Locking isn't about preemption. You can have a system without preemption and still have to use the locks and other concurrent primitives.
Not sure why the downvotes. If a system has enough CPUs, threads might never be preempted, and yet we must still use locks or concurrent primitives if we are sharing resources across multiple threads.

I don't think I've actually thought about preemption explicitly since the Nintendo64 days when thread priorities figured into our locking strategy. But then we'd also re-implemented the scheduler and, at times, turned off the official OS to go do something we needed to do without interruption. So, like I said, preemption not high on my radar these days, as it falls under the general category of "concurrency". Even an iPhone has 4 CPUs.

The question shouldn't have been about preƫmption, but rather, "what if some other thread mutates my data here?"

The effect is much the same, whether the race is caused by task scheduling, or just because another core got there first.

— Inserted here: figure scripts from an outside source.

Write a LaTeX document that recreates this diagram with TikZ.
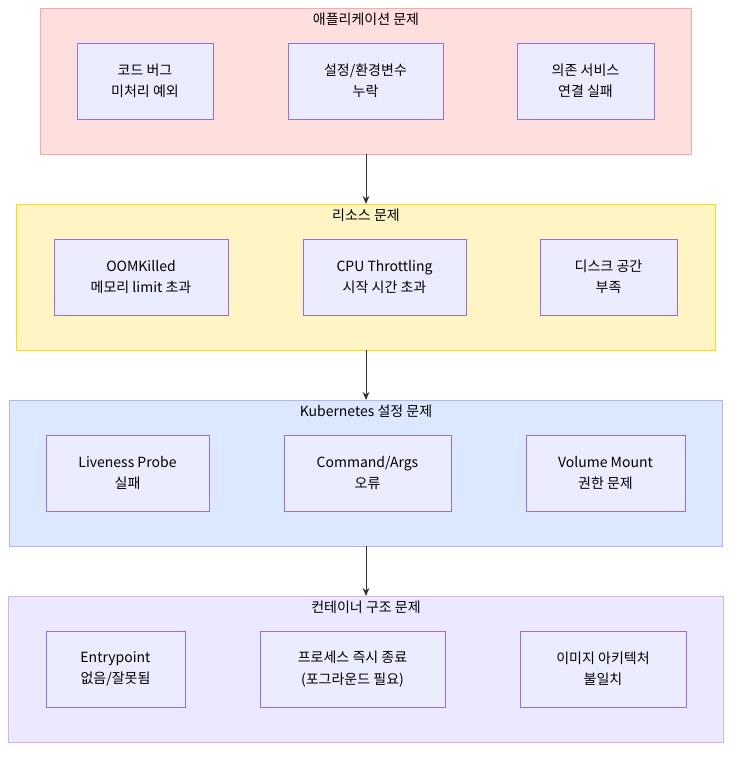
\documentclass[tikz,border=0pt]{standalone}
\usepackage{fontspec}
\setmainfont{Noto Sans CJK KR}
\usetikzlibrary{arrows.meta}
\definecolor{boxfill}{HTML}{ECECFF}
\definecolor{boxline}{HTML}{9370DB}
\tikzset{
  grp/.style={draw=#1!70!black!60, fill=#1, line width=0.6pt},
  box/.style={draw=boxline, fill=boxfill, line width=0.6pt, align=center, inner sep=0pt},
  ttl/.style={font=\fontsize{10.5}{14}\selectfont},
  flow/.style={-{Stealth[length=6pt,width=5pt]}, line width=0.7pt, draw=black!80}
}
\begin{document}
\begin{tikzpicture}[x=0.75pt,y=-0.75pt,font=\fontsize{10.5}{16}\selectfont]
\useasboundingbox (0,0) rectangle (739,758);

% groups
\definecolor{gA}{HTML}{FFDEDE}
\definecolor{gB}{HTML}{FFF4C4}
\definecolor{gC}{HTML}{DCE8FF}
\definecolor{gD}{HTML}{ECE8FF}
\draw[grp=gA, draw=red!35] (40,8) rectangle (691,154);
\draw[grp=gB, draw=yellow!80!orange] (16,204) rectangle (715,350);
\draw[grp=gC, draw=blue!30] (9,400) rectangle (722,546);
\draw[grp=gD, draw=violet!30] (8,596) rectangle (723,742);
\coordinate (appB) at (366,154);
\coordinate (resT) at (366,204);
\coordinate (resB) at (366,350);
\coordinate (k8sT) at (366,400);
\coordinate (k8sB) at (366,546);
\coordinate (ctrT) at (366,596);

% titles
\node[ttl] (appttl) at (366,19) {애플리케이션 문제};
\node[ttl] (resttl) at (366,215) {리소스 문제};
\node[ttl] (k8sttl) at (366,411) {Kubernetes 설정 문제};
\node[ttl] (ctrttl) at (366,607) {컨테이너 구조 문제};

% boxes
\node[box, minimum width=136*0.75pt, minimum height=76*0.75pt] (bug) at (145,81) {코드 버그\\미처리 예외};
\node[box, minimum width=155*0.75pt, minimum height=76*0.75pt] (env) at (365.5,81) {설정/환경변수\\누락};
\node[box, minimum width=137*0.75pt, minimum height=76*0.75pt] (dep) at (585.5,81) {의존 서비스\\연결 실패};

\node[box, minimum width=174*0.75pt, minimum height=76*0.75pt] (oom) at (141,277) {OOMKilled\\메모리 limit 초과};
\node[box, minimum width=163*0.75pt, minimum height=76*0.75pt] (cpu) at (384.5,277) {CPU Throttling\\시작 시간 초과};
\node[box, minimum width=137*0.75pt, minimum height=76*0.75pt] (disk) at (608.5,277) {디스크 공간\\부족};

\node[box, minimum width=163*0.75pt, minimum height=76*0.75pt] (probe) at (127.5,473) {Liveness Probe\\실패};
\node[box, minimum width=167*0.75pt, minimum height=76*0.75pt] (cmd) at (367.5,473) {Command/Args\\오류};
\node[box, minimum width=159*0.75pt, minimum height=76*0.75pt] (vol) at (605.5,473) {Volume Mount\\권한 문제};

\node[box, minimum width=139*0.75pt, minimum height=76*0.75pt] (entry) at (115.5,669) {Entrypoint\\없음/잘못됨};
\node[box, minimum width=185*0.75pt, minimum height=76*0.75pt] (proc) at (352.5,669) {프로세스 즉시 종료\\(포그라운드 필요)};
\node[box, minimum width=166*0.75pt, minimum height=76*0.75pt] (arch) at (603,669) {이미지 아키텍처\\불일치};

% flow
\draw[flow] (appB) -- (resT);
\draw[flow] (resB) -- (k8sT);
\draw[flow] (k8sB) -- (ctrT);
\end{tikzpicture}
\end{document}
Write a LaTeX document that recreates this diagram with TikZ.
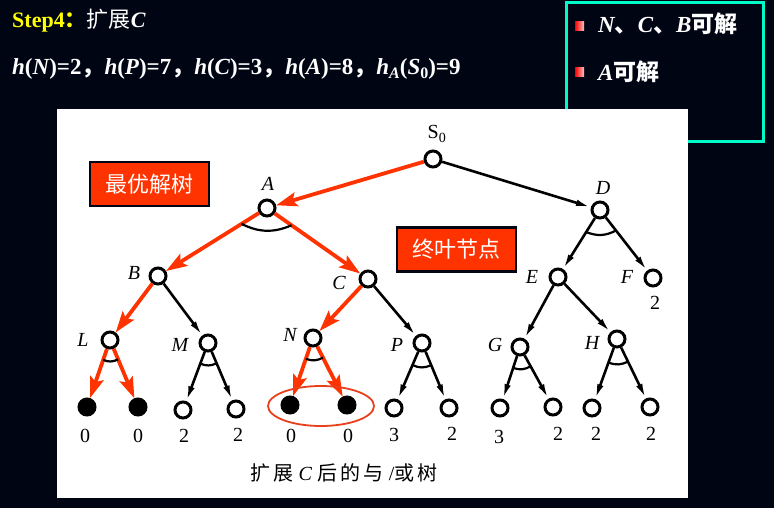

Or even if some random function you called fired some callback that just mutated some state you were in the middle of changing.
Locking and preemption are different but sometimes related concepts. As you mention.

Modern kernel people still have to worry about locking as well as preemption, if you look at the NT native API's you will see dispatch levels, which control whether kernel threads can be prempted for higher priority activities, linux is similar with the _irqsave() and preempt_ calls.

Is this for example important when syncing with an interrupt handler (no preempt/rt config), which is why there are both spin_lock() and spin_lock_irqsave() which implicitly blocks irq preemption. AKA if you grab a lock that is needed by say an interrupt handler, then you take said interrupt the machine will deadlock because the scheduler won't deschedule the interrupt handler.

What purpose would locks and concurrent primitives have in a system where running code is not preempted?
In addition to parallel in all senses/levels systems mentioned by the other commenter, another example would be a truely single threaded hardware with cooperative or even sequential multithreading where you'd use locking/etc. to safeguard your memory model invariants against for example compiler, JIT and hardware optimization shenanigans.
To guarantee two different threads don't try to simultaneously mutate (or in some cases access) shared resources.